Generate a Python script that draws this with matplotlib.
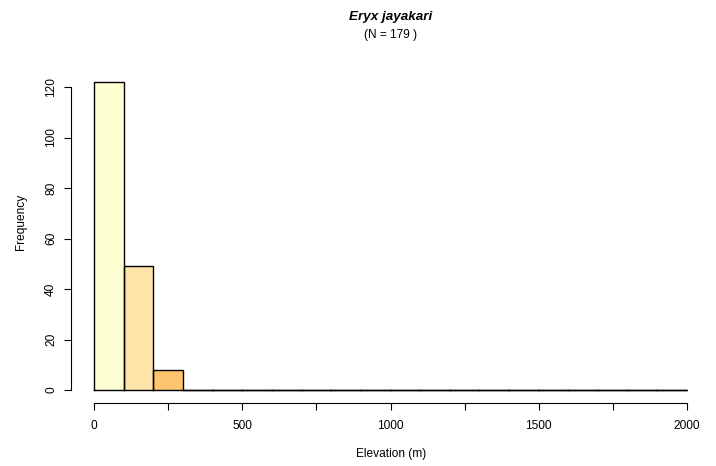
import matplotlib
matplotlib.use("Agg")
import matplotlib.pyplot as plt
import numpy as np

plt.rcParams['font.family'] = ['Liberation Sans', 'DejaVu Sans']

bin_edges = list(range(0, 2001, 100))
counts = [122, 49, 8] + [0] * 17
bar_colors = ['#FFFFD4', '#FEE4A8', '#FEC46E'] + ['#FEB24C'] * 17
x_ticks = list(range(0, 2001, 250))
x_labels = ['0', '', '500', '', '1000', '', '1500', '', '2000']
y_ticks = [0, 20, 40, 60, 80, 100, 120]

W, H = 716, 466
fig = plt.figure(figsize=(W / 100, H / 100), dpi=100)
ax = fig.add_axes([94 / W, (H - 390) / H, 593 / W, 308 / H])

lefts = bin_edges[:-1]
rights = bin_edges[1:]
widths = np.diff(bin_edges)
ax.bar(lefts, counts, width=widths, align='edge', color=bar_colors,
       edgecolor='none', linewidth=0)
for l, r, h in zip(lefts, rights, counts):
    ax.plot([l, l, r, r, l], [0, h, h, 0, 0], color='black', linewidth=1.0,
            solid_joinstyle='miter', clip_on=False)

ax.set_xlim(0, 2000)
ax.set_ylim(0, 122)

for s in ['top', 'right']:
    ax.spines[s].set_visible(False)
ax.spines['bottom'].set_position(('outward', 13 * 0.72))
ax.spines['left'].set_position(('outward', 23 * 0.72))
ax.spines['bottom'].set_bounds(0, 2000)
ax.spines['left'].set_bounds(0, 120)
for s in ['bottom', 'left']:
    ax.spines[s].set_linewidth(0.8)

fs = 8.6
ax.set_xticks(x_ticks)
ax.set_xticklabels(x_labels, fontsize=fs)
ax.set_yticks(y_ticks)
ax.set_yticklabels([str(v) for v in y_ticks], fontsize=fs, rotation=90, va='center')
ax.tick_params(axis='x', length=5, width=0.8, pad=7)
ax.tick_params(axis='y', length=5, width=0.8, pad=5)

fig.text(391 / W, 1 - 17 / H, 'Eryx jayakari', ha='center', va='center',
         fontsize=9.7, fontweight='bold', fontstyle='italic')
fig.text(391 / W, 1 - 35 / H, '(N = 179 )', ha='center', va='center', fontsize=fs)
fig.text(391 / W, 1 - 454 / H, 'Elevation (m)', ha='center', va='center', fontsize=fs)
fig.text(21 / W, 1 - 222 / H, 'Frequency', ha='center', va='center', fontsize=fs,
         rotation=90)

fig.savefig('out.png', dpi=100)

■ DIRECTIONS FOR THIS TASK
Return only the lines running from the top of the data to the line that holds "plt.rcParams['font.family'] = ['Liberation". Include both of those lines, but skip the pictures.

■ WRITTEN REPLY
Generate a Python script that draws this with matplotlib.
import matplotlib
matplotlib.use("Agg")
import matplotlib.pyplot as plt
import numpy as np

plt.rcParams['font.family'] = ['Liberation Sans', 'DejaVu Sans']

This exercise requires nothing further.